* **Instruction**
Make an exact copy of the data below, leaving out every picture.

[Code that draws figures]
------------------------------

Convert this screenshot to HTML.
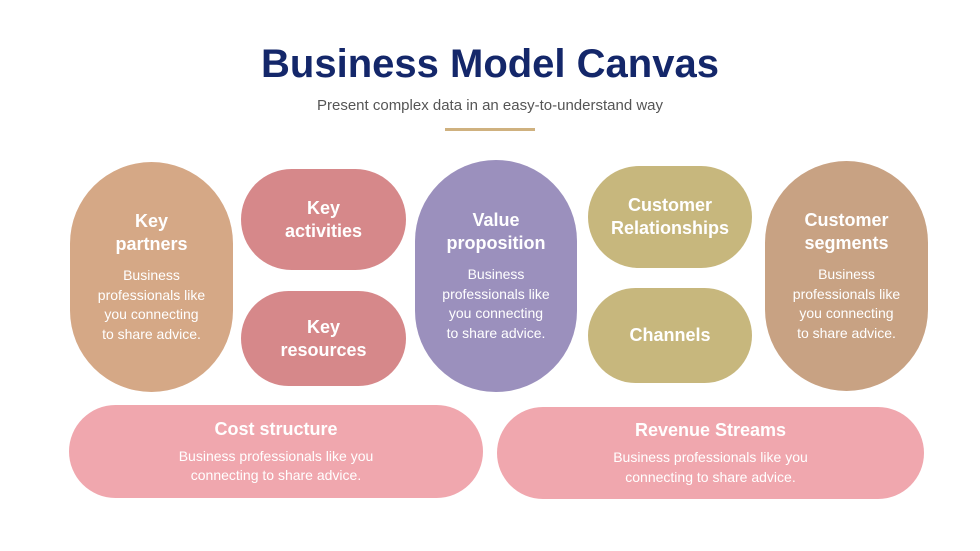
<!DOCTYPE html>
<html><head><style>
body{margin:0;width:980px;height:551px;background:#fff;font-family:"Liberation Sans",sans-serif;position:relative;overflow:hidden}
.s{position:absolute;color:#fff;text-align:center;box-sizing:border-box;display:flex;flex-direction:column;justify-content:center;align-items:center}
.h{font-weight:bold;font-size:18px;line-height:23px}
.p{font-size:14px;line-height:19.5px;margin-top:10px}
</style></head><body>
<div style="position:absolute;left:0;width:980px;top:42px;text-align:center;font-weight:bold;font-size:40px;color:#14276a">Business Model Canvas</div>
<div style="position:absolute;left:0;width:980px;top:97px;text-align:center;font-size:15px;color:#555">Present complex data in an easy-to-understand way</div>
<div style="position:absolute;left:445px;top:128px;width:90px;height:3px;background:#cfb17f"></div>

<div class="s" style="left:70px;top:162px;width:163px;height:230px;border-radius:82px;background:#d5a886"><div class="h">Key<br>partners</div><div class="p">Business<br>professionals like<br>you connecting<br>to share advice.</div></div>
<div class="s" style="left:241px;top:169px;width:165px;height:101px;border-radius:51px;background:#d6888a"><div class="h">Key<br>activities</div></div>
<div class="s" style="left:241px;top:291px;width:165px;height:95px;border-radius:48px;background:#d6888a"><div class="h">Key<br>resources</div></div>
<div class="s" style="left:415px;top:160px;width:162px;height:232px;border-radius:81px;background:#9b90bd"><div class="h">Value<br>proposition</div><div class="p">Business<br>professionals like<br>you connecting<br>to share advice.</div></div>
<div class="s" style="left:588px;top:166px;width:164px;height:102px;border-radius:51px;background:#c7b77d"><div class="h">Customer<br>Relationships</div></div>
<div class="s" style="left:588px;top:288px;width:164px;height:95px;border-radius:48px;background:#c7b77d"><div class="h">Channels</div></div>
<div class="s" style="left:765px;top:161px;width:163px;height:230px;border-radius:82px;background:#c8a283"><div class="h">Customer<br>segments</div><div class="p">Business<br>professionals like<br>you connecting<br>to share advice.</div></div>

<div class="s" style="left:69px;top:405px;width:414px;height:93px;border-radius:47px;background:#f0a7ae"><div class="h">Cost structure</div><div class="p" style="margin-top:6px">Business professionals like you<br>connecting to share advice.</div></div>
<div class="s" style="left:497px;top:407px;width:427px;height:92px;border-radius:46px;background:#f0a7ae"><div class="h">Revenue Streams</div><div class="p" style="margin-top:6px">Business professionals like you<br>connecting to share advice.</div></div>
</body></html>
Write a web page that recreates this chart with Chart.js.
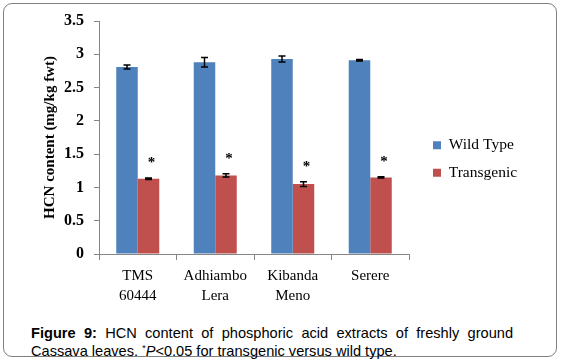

------------------------------

* **Task solution**
Convert this screenshot to HTML.
<!DOCTYPE html>
<html><head><style>
body{margin:0;width:980px;height:551px;background:#fff;font-family:"Liberation Sans",sans-serif;position:relative;overflow:hidden}
.s{position:absolute;color:#fff;text-align:center;box-sizing:border-box;display:flex;flex-direction:column;justify-content:center;align-items:center}
.h{font-weight:bold;font-size:18px;line-height:23px}
.p{font-size:14px;line-height:19.5px;margin-top:10px}
</style></head><body>
<div style="position:absolute;left:0;width:980px;top:42px;text-align:center;font-weight:bold;font-size:40px;color:#14276a">Business Model Canvas</div>
<div style="position:absolute;left:0;width:980px;top:97px;text-align:center;font-size:15px;color:#555">Present complex data in an easy-to-understand way</div>
<div style="position:absolute;left:445px;top:128px;width:90px;height:3px;background:#cfb17f"></div>

<div class="s" style="left:70px;top:162px;width:163px;height:230px;border-radius:82px;background:#d5a886"><div class="h">Key<br>partners</div><div class="p">Business<br>professionals like<br>you connecting<br>to share advice.</div></div>
<div class="s" style="left:241px;top:169px;width:165px;height:101px;border-radius:51px;background:#d6888a"><div class="h">Key<br>activities</div></div>
<div class="s" style="left:241px;top:291px;width:165px;height:95px;border-radius:48px;background:#d6888a"><div class="h">Key<br>resources</div></div>
<div class="s" style="left:415px;top:160px;width:162px;height:232px;border-radius:81px;background:#9b90bd"><div class="h">Value<br>proposition</div><div class="p">Business<br>professionals like<br>you connecting<br>to share advice.</div></div>
<div class="s" style="left:588px;top:166px;width:164px;height:102px;border-radius:51px;background:#c7b77d"><div class="h">Customer<br>Relationships</div></div>
<div class="s" style="left:588px;top:288px;width:164px;height:95px;border-radius:48px;background:#c7b77d"><div class="h">Channels</div></div>
<div class="s" style="left:765px;top:161px;width:163px;height:230px;border-radius:82px;background:#c8a283"><div class="h">Customer<br>segments</div><div class="p">Business<br>professionals like<br>you connecting<br>to share advice.</div></div>

<div class="s" style="left:69px;top:405px;width:414px;height:93px;border-radius:47px;background:#f0a7ae"><div class="h">Cost structure</div><div class="p" style="margin-top:6px">Business professionals like you<br>connecting to share advice.</div></div>
<div class="s" style="left:497px;top:407px;width:427px;height:92px;border-radius:46px;background:#f0a7ae"><div class="h">Revenue Streams</div><div class="p" style="margin-top:6px">Business professionals like you<br>connecting to share advice.</div></div>
</body></html>
Write a web page that recreates this chart with Chart.js.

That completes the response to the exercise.